Provided material
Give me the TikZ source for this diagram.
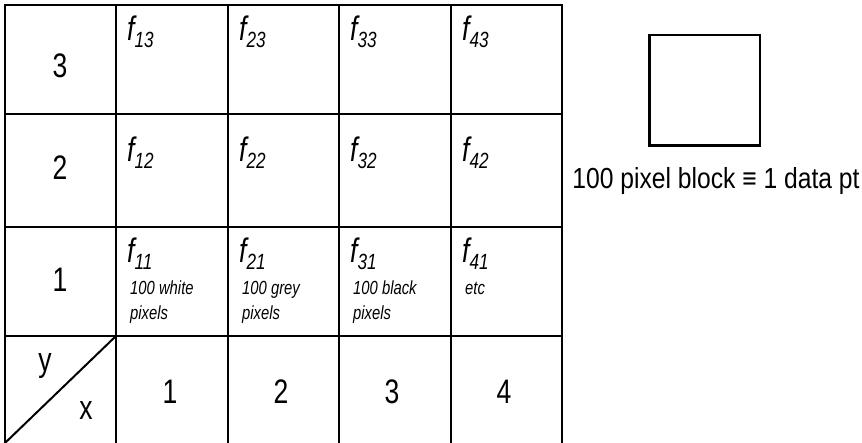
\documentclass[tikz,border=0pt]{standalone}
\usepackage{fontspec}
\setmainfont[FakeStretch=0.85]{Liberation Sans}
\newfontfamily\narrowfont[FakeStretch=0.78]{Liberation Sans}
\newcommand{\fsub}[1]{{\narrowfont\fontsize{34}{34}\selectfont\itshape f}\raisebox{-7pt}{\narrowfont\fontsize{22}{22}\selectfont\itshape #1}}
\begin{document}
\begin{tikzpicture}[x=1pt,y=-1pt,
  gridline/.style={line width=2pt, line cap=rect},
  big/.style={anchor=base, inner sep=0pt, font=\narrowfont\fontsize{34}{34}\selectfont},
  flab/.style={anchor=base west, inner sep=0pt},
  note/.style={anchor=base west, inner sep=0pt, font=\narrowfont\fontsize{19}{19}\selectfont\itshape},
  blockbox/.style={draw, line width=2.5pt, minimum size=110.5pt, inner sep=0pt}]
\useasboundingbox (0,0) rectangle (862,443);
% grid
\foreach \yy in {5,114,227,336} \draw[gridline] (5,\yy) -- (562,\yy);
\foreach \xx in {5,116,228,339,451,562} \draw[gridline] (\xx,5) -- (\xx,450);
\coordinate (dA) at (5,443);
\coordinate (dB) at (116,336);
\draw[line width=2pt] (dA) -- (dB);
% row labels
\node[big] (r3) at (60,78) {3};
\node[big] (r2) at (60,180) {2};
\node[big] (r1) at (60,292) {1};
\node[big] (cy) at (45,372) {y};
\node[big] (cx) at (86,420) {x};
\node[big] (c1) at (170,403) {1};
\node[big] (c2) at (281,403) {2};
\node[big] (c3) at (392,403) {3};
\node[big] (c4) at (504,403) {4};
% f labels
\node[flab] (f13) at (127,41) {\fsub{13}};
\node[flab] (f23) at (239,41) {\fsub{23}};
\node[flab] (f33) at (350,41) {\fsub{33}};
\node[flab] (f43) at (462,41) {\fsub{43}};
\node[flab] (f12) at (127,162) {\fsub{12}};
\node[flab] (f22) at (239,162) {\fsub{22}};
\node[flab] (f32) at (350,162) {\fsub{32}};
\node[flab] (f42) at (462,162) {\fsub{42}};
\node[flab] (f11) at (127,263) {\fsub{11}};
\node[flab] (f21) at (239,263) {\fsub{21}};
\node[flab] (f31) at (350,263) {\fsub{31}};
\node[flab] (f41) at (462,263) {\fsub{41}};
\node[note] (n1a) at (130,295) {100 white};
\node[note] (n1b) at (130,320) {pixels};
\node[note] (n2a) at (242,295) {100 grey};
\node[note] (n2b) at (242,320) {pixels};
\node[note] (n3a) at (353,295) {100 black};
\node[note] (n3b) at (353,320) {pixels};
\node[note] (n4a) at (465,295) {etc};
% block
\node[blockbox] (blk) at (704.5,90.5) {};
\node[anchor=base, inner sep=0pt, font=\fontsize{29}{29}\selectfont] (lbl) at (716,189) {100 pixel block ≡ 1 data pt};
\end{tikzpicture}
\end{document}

Exercise details
Set the data above down again exactly as given, with no pictures.

Output below
Give me the TikZ source for this diagram.
\documentclass[tikz,border=0pt]{standalone}
\usepackage{fontspec}
\setmainfont[FakeStretch=0.85]{Liberation Sans}
\newfontfamily\narrowfont[FakeStretch=0.78]{Liberation Sans}
\newcommand{\fsub}[1]{{\narrowfont\fontsize{34}{34}\selectfont\itshape f}\raisebox{-7pt}{\narrowfont\fontsize{22}{22}\selectfont\itshape #1}}
\begin{document}
\begin{tikzpicture}[x=1pt,y=-1pt,
  gridline/.style={line width=2pt, line cap=rect},
  big/.style={anchor=base, inner sep=0pt, font=\narrowfont\fontsize{34}{34}\selectfont},
  flab/.style={anchor=base west, inner sep=0pt},
  note/.style={anchor=base west, inner sep=0pt, font=\narrowfont\fontsize{19}{19}\selectfont\itshape},
  blockbox/.style={draw, line width=2.5pt, minimum size=110.5pt, inner sep=0pt}]
\useasboundingbox (0,0) rectangle (862,443);
% grid
\foreach \yy in {5,114,227,336} \draw[gridline] (5,\yy) -- (562,\yy);
\foreach \xx in {5,116,228,339,451,562} \draw[gridline] (\xx,5) -- (\xx,450);
\coordinate (dA) at (5,443);
\coordinate (dB) at (116,336);
\draw[line width=2pt] (dA) -- (dB);
% row labels
\node[big] (r3) at (60,78) {3};
\node[big] (r2) at (60,180) {2};
\node[big] (r1) at (60,292) {1};
\node[big] (cy) at (45,372) {y};
\node[big] (cx) at (86,420) {x};
\node[big] (c1) at (170,403) {1};
\node[big] (c2) at (281,403) {2};
\node[big] (c3) at (392,403) {3};
\node[big] (c4) at (504,403) {4};
% f labels
\node[flab] (f13) at (127,41) {\fsub{13}};
\node[flab] (f23) at (239,41) {\fsub{23}};
\node[flab] (f33) at (350,41) {\fsub{33}};
\node[flab] (f43) at (462,41) {\fsub{43}};
\node[flab] (f12) at (127,162) {\fsub{12}};
\node[flab] (f22) at (239,162) {\fsub{22}};
\node[flab] (f32) at (350,162) {\fsub{32}};
\node[flab] (f42) at (462,162) {\fsub{42}};
\node[flab] (f11) at (127,263) {\fsub{11}};
\node[flab] (f21) at (239,263) {\fsub{21}};
\node[flab] (f31) at (350,263) {\fsub{31}};
\node[flab] (f41) at (462,263) {\fsub{41}};
\node[note] (n1a) at (130,295) {100 white};
\node[note] (n1b) at (130,320) {pixels};
\node[note] (n2a) at (242,295) {100 grey};
\node[note] (n2b) at (242,320) {pixels};
\node[note] (n3a) at (353,295) {100 black};
\node[note] (n3b) at (353,320) {pixels};
\node[note] (n4a) at (465,295) {etc};
% block
\node[blockbox] (blk) at (704.5,90.5) {};
\node[anchor=base, inner sep=0pt, font=\fontsize{29}{29}\selectfont] (lbl) at (716,189) {100 pixel block ≡ 1 data pt};
\end{tikzpicture}
\end{document}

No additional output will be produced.